The describe() method can be used on a pandas DataFrame. describe() returns descriptive statistics of only columns of numbers. If the DataFrame contains numerical data, the description contains these information for each column. Percentiles are values that divide a set of observations into 100 equal parts. The 75th Percentile, also known as the third, or upper, quartile. The 75th percentile is the value at which 25% of the numbers lie above that value and 75% of the numbers lie below that value. Percentiles start at the bottom and go up. If you are ranking students and you are in the 99th percentile of marks, you are in the top 1 percent. Describe() is useful because it gives a variety of key stats all at once. We can use the mean and median to detect outliers. If they are not similar, we might have outliers that are influencing the mean. You can take the max() minus the Min() to calculate the range.
import pandas as pd data = {'one': [1,2,3,4,5], 'two': [10, 12, 14, 16,18], 'chars': ['abc', 'def', 'hij', 'klm', 'nop']} df = pd.DataFrame(data) df
df.describe()
You can also use describe(include=’all’)
describe() excludes missing values (NaN) in the dataset from consideration. Dealing with missing values is not a simple issue to deal with. We have a post here called Missing Data in Pandas.
For a categorical column, describe() gives you the following output:
- count: Number of non-NA/null observations
- unique: Number of unique values
- top: The most common value (the mode)
- freq: The frequency of the most common value
How do you calculate the mean value of a column in a DataFrame? Suppose you DataFrame was called df, and suppose you column was called col_name. After importing NumPy as np, use this code: np.mean(df[“col_name”]). In a similar way you can calculate the median, min, max and std. The mean, median, minimum, maximum, and standard deviation functions from NumPy are useful for finding individual statistics about numerical data.

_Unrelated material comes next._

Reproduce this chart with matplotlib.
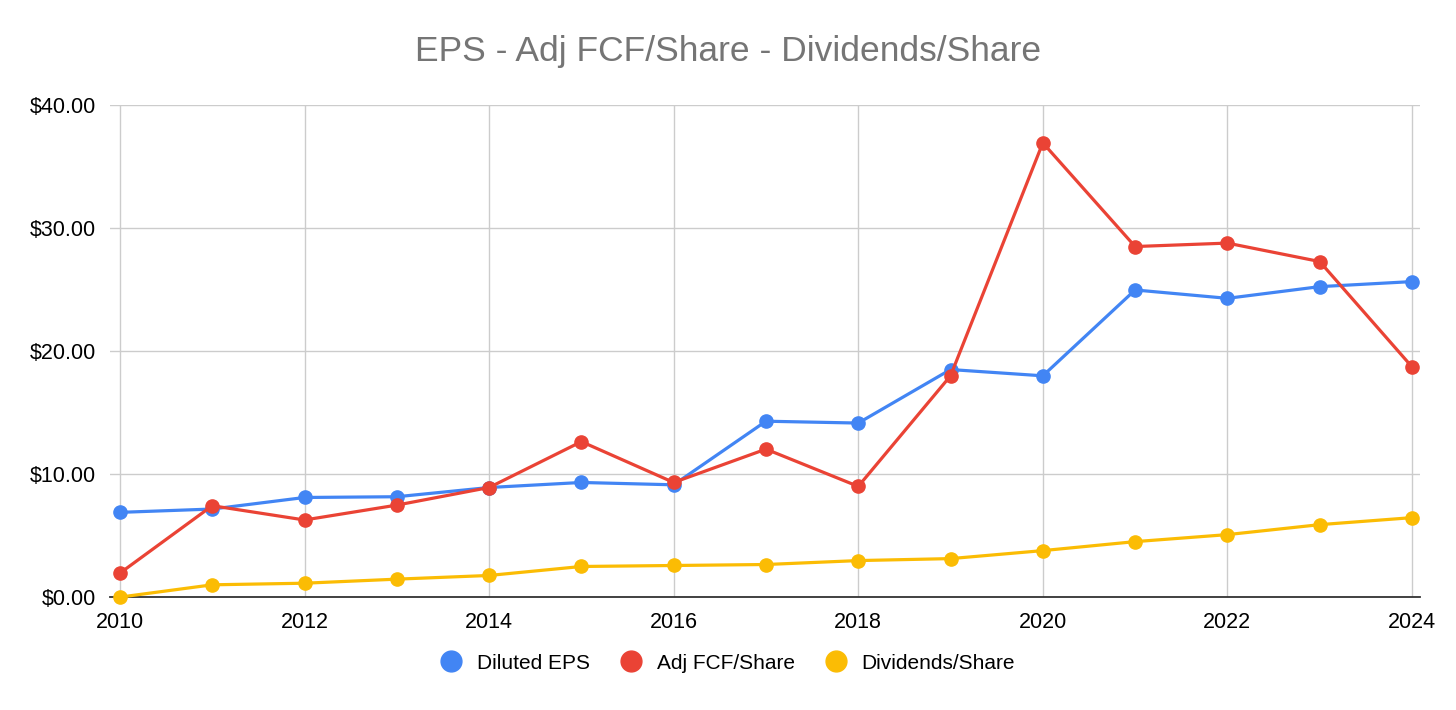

By default, the numpy library uses 0 as the Delta Degrees of Freedom, while pandas library uses 1. To get the same value for standard deviation using either library, specify the ddof parameter to 1 when calculating standard deviation. np.std(df[“col_name”], ddof=1)
# use Set the include parameter passed in to this function to 'all' # to specify that all columns of the input be included in the output. df.describe(include='all')
Single Column
You can also use the describe function on a single column/feature of your DataFrame. You can calculate the maximum and the standard deviation of a single column. Here is some code below, assuming your DataFrame was called df and the column was called my_col.
df["my_col"].describe() np.min(df["my_col"]) np.max(df["my_col"]) np.std(df["my_col"], ddof=1)
Functions in the pandas and numpy libraries can be used to find statistics that describe a dataset. The describe() function from pandas generates a table of descriptive statistics about numerical or categorical columns. The mean(), median(), min(), max(), and std() functions from numpy are useful for finding individual statistics about numerical data.